L'ultima cosa che ci servirà, più banalmente, è la fortuna. La chiamiamo 'culo' perché, forse, rende maggiormente l'idea. Ma non interpretatelo nella sua accezione spregiativa, che generalmente assume quando essa viene accostata al calcio ed allo sport in generale. Non esiste buona e grande squadra che non ne abbia mai avuto, né tantomeno vittoria che non ne contempli almeno una piccola dose. Secondo Luigi Curini, che insegna scienze politiche alla Statale ed ha applicato un metodo statistico impiegato nello studio degli eventi sportivi statunitensi, in Italia la buona (o mala) sorte pesa, negli incontri, in media per il 42%. Forse un po' troppo, per i fini conoscitori del gioco, ma comunque parte essenziale di esso. Nel derby madrileno, per dirne una, il buon Zizou, erede di Benitez ed alla sua prima esperienza da allenatore professionista, di certo non ne ha avuta poca. Gli scellerati rigori di Griezmann e Juanfran di cui parlavo all'inizio di questo delirante sproloquio, misti al gol in fuorigioco di Sergio Ramos (e ad un percorso non proprio imponderabile), hanno obiettivamente fatto la loro parte. E chissà che, dopo le molte edizioni dei tornei continentali ed intercontinentali in cui l'Italia ha avuto il suo bel rovinoso rapporto con la sorte, non sia arrivato il momento di pareggiare i conti. E non mi si venga a dire che, sempre a proposito di Francia e Zidane, i rigori del 2006 ci abbiano già risarcito. Il credito è sempre aperto, e considerato che non ve n'è mai stata necessità più urgente di adesso, presumo sia arrivato il tempo di riscuotere.

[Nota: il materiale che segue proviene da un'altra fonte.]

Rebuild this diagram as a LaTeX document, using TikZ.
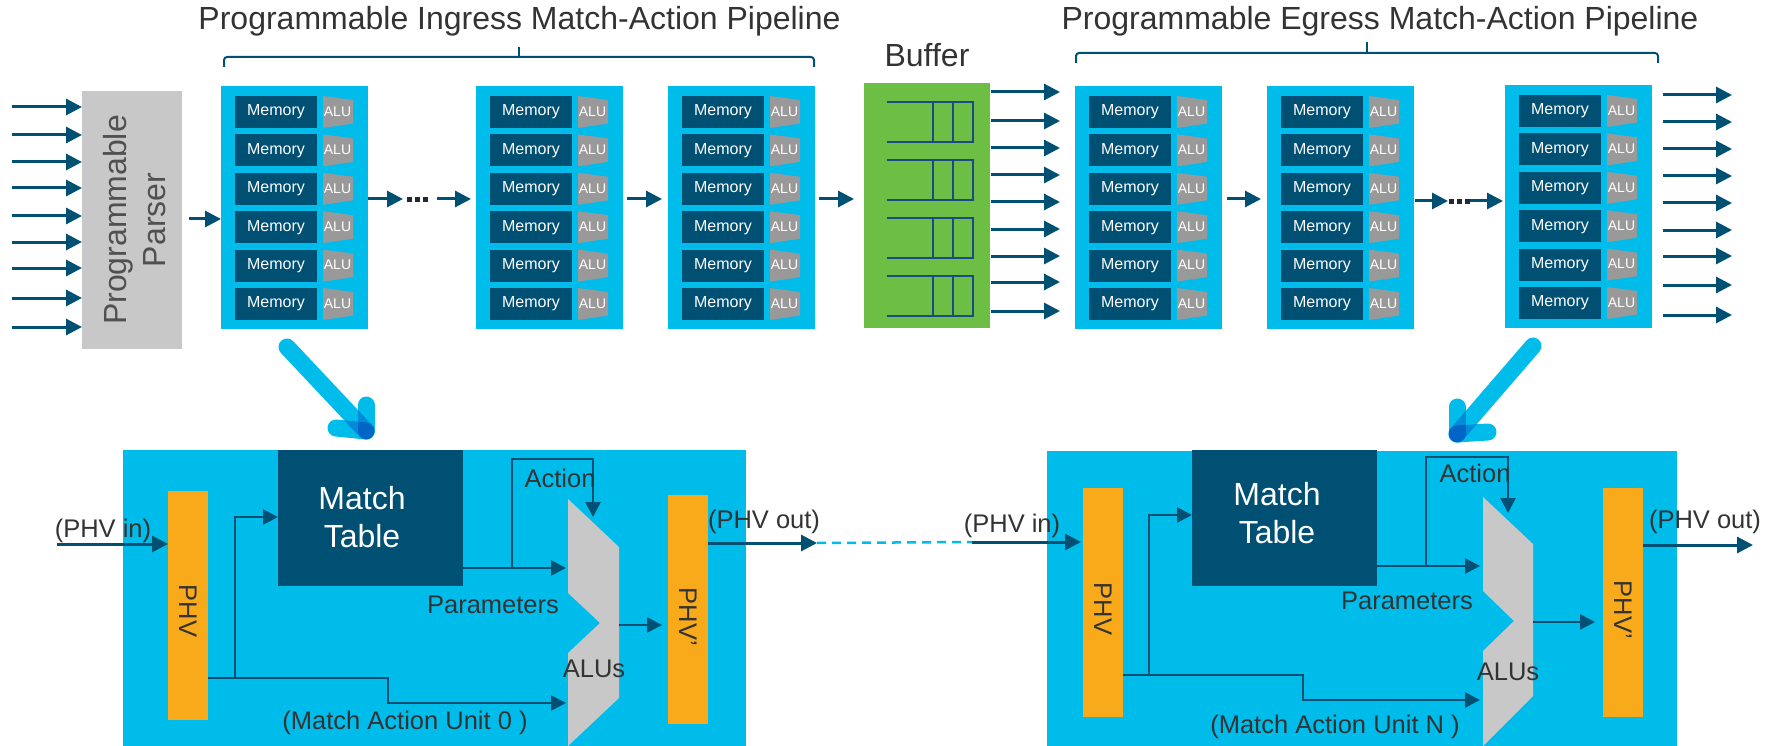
\documentclass[tikz,border=0pt]{standalone}
\usepackage{fontspec}
\setmainfont{Liberation Sans}
\usetikzlibrary{arrows.meta}

\definecolor{cyanbox}{HTML}{00BCEB}
\definecolor{deep}{HTML}{005073}
\definecolor{alugray}{HTML}{999999}
\definecolor{parsergray}{HTML}{C8C8C8}
\definecolor{muxgray}{HTML}{C8C8C8}
\definecolor{bufgreen}{HTML}{6CBE45}
\definecolor{phvorange}{HTML}{F9AA1B}
\definecolor{queueblue}{HTML}{1B4A86}
\definecolor{ink}{HTML}{333333}
\definecolor{parserink}{HTML}{505050}
\definecolor{dotink}{HTML}{1F2A36}

\newcommand\fsz[1]{\fontsize{#1pt}{#1pt}\selectfont}

\tikzset{
  nwbox/.style={anchor=north west, inner sep=0pt, outer sep=0pt},
  stagebox/.style={nwbox, fill=cyanbox, minimum width=147pt, minimum height=243pt},
  mem/.style={nwbox, fill=deep, text=white, minimum width=82pt, minimum height=32pt, font=\fsz{16}},
  alutext/.style={text=white, inner sep=0pt, font=\fsz{14}},
  arr/.style={draw=deep, line width=3pt, -{Triangle[length=16pt,width=16pt]}},
  wire/.style={draw=deep, line width=2.6pt},
  warr/.style={wire, -{Triangle[length=15pt,width=15pt]}},
  lbl/.style={text=ink, inner sep=0pt, anchor=base, font=\fsz{25.5}},
  ttl/.style={text=ink, inner sep=0pt, anchor=base, font=\fsz{32}},
  phvbar/.style={nwbox, fill=phvorange, minimum width=40pt, minimum height=229pt},
  bartext/.style={text=ink, rotate=-90, inner sep=0pt, font=\fsz{25.5}},
  mtable/.style={nwbox, fill=deep, minimum width=185pt, minimum height=136pt},
  tabletext/.style={text=white, align=center, inner sep=0pt, font=\fontsize{32pt}{38pt}\selectfont},
  maubox/.style={nwbox, fill=cyanbox},
  bracket/.style={draw=deep, line width=2pt, rounded corners=3pt},
  queue/.style={draw=queueblue, line width=2pt},
  bigarrow/.style={draw=cyanbox, line width=17pt, line cap=round},
  link/.style={draw=cyanbox, line width=2.5pt, dash pattern=on 9pt off 6pt},
  parsertext/.style={rotate=90, anchor=base, inner sep=0pt, text=parserink, font=\fsz{32}},
}

% one match-action stage: six Memory/ALU rows in a cyan box
\newcommand\mastage[3]{%
  \node[stagebox] (#1) at (#2,#3) {};
  \foreach \r in {0,...,5}{
    \pgfmathsetmacro\rowtop{#3+10+38.4*\r}
    \node[mem] (#1m\r) at (#2+14,\rowtop) {Memory};
    \fill[alugray] (#2+102,\rowtop) -- (#2+132,\rowtop+4) -- (#2+132,\rowtop+27.5) -- (#2+102,\rowtop+32) -- cycle;
    \node[alutext] (#1a\r) at (#2+116.5,\rowtop+15.5) {ALU};
  }
}

\begin{document}
\begin{tikzpicture}[x=1pt,y=-1pt]
\useasboundingbox (0,0) rectangle (1777,746);

% ---------- titles and brackets ----------
\node[ttl] (ingtitle) at (519.5,30) {Programmable Ingress Match-Action Pipeline};
\node[ttl] (egrtitle) at (1380,30) {Programmable Egress Match-Action Pipeline};
\node[ttl] (buftitle) at (927,67) {Buffer};

\draw[bracket] (224,67) -- (224,57) -- (814,57) -- (814,67);
\draw[bracket] (519,57) -- (519,47);
\draw[bracket] (1076,63) -- (1076,53) -- (1658,53) -- (1658,63);
\draw[bracket] (1367,53) -- (1367,42);

% ---------- parser ----------
\node[nwbox, fill=parsergray, minimum width=100pt, minimum height=258pt] (parser) at (82,91) {};
\node[parsertext] (parserl1) at (126,220) {Programmable};
\node[parsertext] (parserl2) at (165,220) {Parser};

\foreach \y [count=\i] in {107,135,162,188,216,242,268,298,327}{
  \coordinate (in\i) at (12,\y);
  \draw[arr] (in\i) -- (in\i -| parser.west);
}

% ---------- stages ----------
\mastage{ig1}{221}{86}
\mastage{ig2}{476}{86}
\mastage{ig3}{668}{86}
\mastage{eg1}{1075}{86}
\mastage{eg2}{1267}{86}
\mastage{eg3}{1505}{85}

% ---------- buffer ----------
\node[nwbox, fill=bufgreen, minimum width=126pt, minimum height=245pt] (buf) at (864,83) {};
\foreach \t in {102,160,218,276}{
  \draw[queue] (887,\t) -- (973,\t) -- (973,\t+40) -- (887,\t+40);
  \draw[queue] (933,\t) -- (933,\t+40);
  \draw[queue] (953,\t) -- (953,\t+40);
}

% ---------- pipeline arrows ----------
\draw[arr, shorten <=7pt] (parser.east |- 0,219) -- (ig1.west |- 0,219);

\coordinate (dotsA) at (403,199);
\coordinate (dotsAend) at (437,199);
\draw[arr] (ig1.east |- dotsA) -- (dotsA);
\foreach \d in {407,415,423}{ \fill[dotink] (\d,197) rectangle +(5,5); }
\draw[arr, shorten >=5pt] (dotsAend) -- (dotsAend -| ig2.west);

\draw[arr, shorten <=4pt, shorten >=6pt] (ig2.east |- 0,199) -- (ig3.west |- 0,199);
\draw[arr, shorten <=4pt, shorten >=10pt] (ig3.east |- 0,199) -- (buf.west |- 0,199);

\foreach \y [count=\i] in {92,121,148,175,202,229,256,282,311}{
  \coordinate (bo\i) at (1060,\y);
  \draw[arr, shorten <=1pt] (bo\i -| buf.east) -- (bo\i);
}

\draw[arr, shorten <=5pt, shorten >=6pt] (eg1.east |- 0,199) -- (eg2.west |- 0,199);

\coordinate (dotsB) at (1448,201);
\coordinate (dotsBend) at (1470,201);
\draw[arr, shorten <=1pt] (eg2.east |- dotsB) -- (dotsB);
\foreach \d in {1449,1457,1465}{ \fill[dotink] (\d,199) rectangle +(5,5); }
\draw[arr, shorten >=2pt] (dotsBend) -- (dotsBend -| eg3.west);

\foreach \y [count=\i] in {95,122,149,176,203,230,256,285,315}{
  \coordinate (eo\i) at (1732,\y);
  \draw[arr, shorten <=11pt] (eo\i -| eg3.east) -- (eo\i);
}

% ---------- zoom-in callout arrows ----------
\coordinate (zoomAstart) at (287,347);
\coordinate (zoomAtip) at (366,431);
\coordinate (zoomBstart) at (1533,346);
\coordinate (zoomBtip) at (1457,434);
\begin{scope}[blend mode=multiply]
  \draw[bigarrow] (zoomAstart) -- (zoomAtip);
  \draw[bigarrow] (366,405) -- (zoomAtip);
  \draw[bigarrow] (336,428) -- (zoomAtip);
  \draw[bigarrow] (zoomBstart) -- (zoomBtip);
  \draw[bigarrow] (1457,407) -- (zoomBtip);
  \draw[bigarrow] (1488,432) -- (zoomBtip);
\end{scope}

% ---------- match action unit 0 ----------
\node[maubox, minimum width=623pt, minimum height=296pt] (mau0) at (123,450) {};
\node[phvbar] (phv0) at (168,491) {};
\node[bartext] (phv0t) at (188,611) {PHV};
\node[mtable] (mt0) at (278,450) {};
\node[tabletext] (mt0t) at (362,517) {Match\\Table};
\fill[muxgray] (568,499) -- (619,547) -- (619,698) -- (568,746) -- (568,653) -- (600,623) -- (568,593) -- cycle;
\coordinate (mux0in) at (566,623);
\coordinate (mux0out) at (619,625);
\node[phvbar] (phvp0) at (668,495) {};
\node[bartext] (phvp0t) at (688,617) {PHV’};

\coordinate (pin0) at (57,544);
\draw[arr] (pin0) -- (pin0 -| phv0.west);
\coordinate (split0) at (235,678);
\draw[warr] (phv0.east |- split0) -- (388,678) -- (388,703) -- (mux0in |- 0,703);
\draw[warr] (split0) |- (mt0.west |- 0,517);
\coordinate (fork0) at (512,568);
\draw[warr] (mt0.east |- fork0) -- (mux0in |- fork0);
\draw[warr] (fork0) |- (593,459) -- (593,517);
\draw[warr, shorten >=6pt] (mux0out) -- (phvp0.west |- mux0out);
\coordinate (pout0) at (817,543);
\draw[arr] (phvp0.east |- pout0) -- (pout0);

\node[lbl] (pinlbl0) at (103,537) {(PHV in)};
\node[lbl] (actlbl0) at (560,487) {Action};
\node[lbl] (parlbl0) at (493,613) {Parameters};
\node[lbl] (maulbl0) at (405,729) {(Match Action Unit 0 )};
\node[lbl] (alulbl0) at (594,677) {ALUs};
\node[lbl] (poutlbl0) at (764,528) {(PHV out)};

% ---------- match action unit N ----------
\node[maubox, minimum width=630pt, minimum height=295pt] (mau1) at (1047,451) {};
\node[phvbar] (phv1) at (1083,488) {};
\node[bartext] (phv1t) at (1103,609) {PHV};
\node[mtable] (mt1) at (1192,450) {};
\node[tabletext] (mt1t) at (1277,513) {Match\\Table};
\fill[muxgray] (1483,497) -- (1533,544) -- (1533,696) -- (1483,746) -- (1483,651) -- (1514,621) -- (1483,591) -- cycle;
\coordinate (mux1in) at (1480,621);
\coordinate (mux1out) at (1533,622);
\node[phvbar] (phvp1) at (1603,488) {};
\node[bartext] (phvp1t) at (1623,610) {PHV’};

\coordinate (pin1) at (972,542);
\draw[link] (pout0) -- (pin1);
\draw[arr, shorten >=2pt] (pin1) -- (pin1 -| phv1.west);
\coordinate (split1) at (1149,675);
\draw[warr] (phv1.east |- split1) -- (1303,675) -- (1303,700) -- (mux1in |- 0,700);
\draw[warr] (split1) |- (mt1.west |- 0,515);
\coordinate (fork1) at (1426,566);
\draw[warr] (mt1.east |- fork1) -- (mux1in |- fork1);
\draw[warr] (fork1) |- (1508,457) -- (1508,513);
\draw[warr, shorten >=8pt] (mux1out) -- (phvp1.west |- mux1out);
\coordinate (pout1) at (1753,545);
\draw[arr] (phvp1.east |- pout1) -- (pout1);

\node[lbl] (pinlbl1) at (1012,532) {(PHV in)};
\node[lbl] (actlbl1) at (1475,482) {Action};
\node[lbl] (parlbl1) at (1407,609) {Parameters};
\node[lbl] (maulbl1) at (1335,733) {(Match Action Unit N )};
\node[lbl] (alulbl1) at (1508,680) {ALUs};
\node[lbl] (poutlbl1) at (1705,528) {(PHV out)};

\end{tikzpicture}
\end{document}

Sobrietà, garra e culo, in definitiva, le uniche armi delle quali possiamo, potenzialmente, disporre. Basteranno alla Nazionale per vincere gli Europei? Probabilmente no. Ad oggi, però, è giusto aggrapparsi ad esse. Tanto, alla fine, contano solo i risultati. E, checché ne dicano i soloni di quello che alla fine è solo e puramente un gioco, di come arrivano solo in pochi si ricordano. Generalmente quelli che non hanno né sobrietà, né garra, né culo.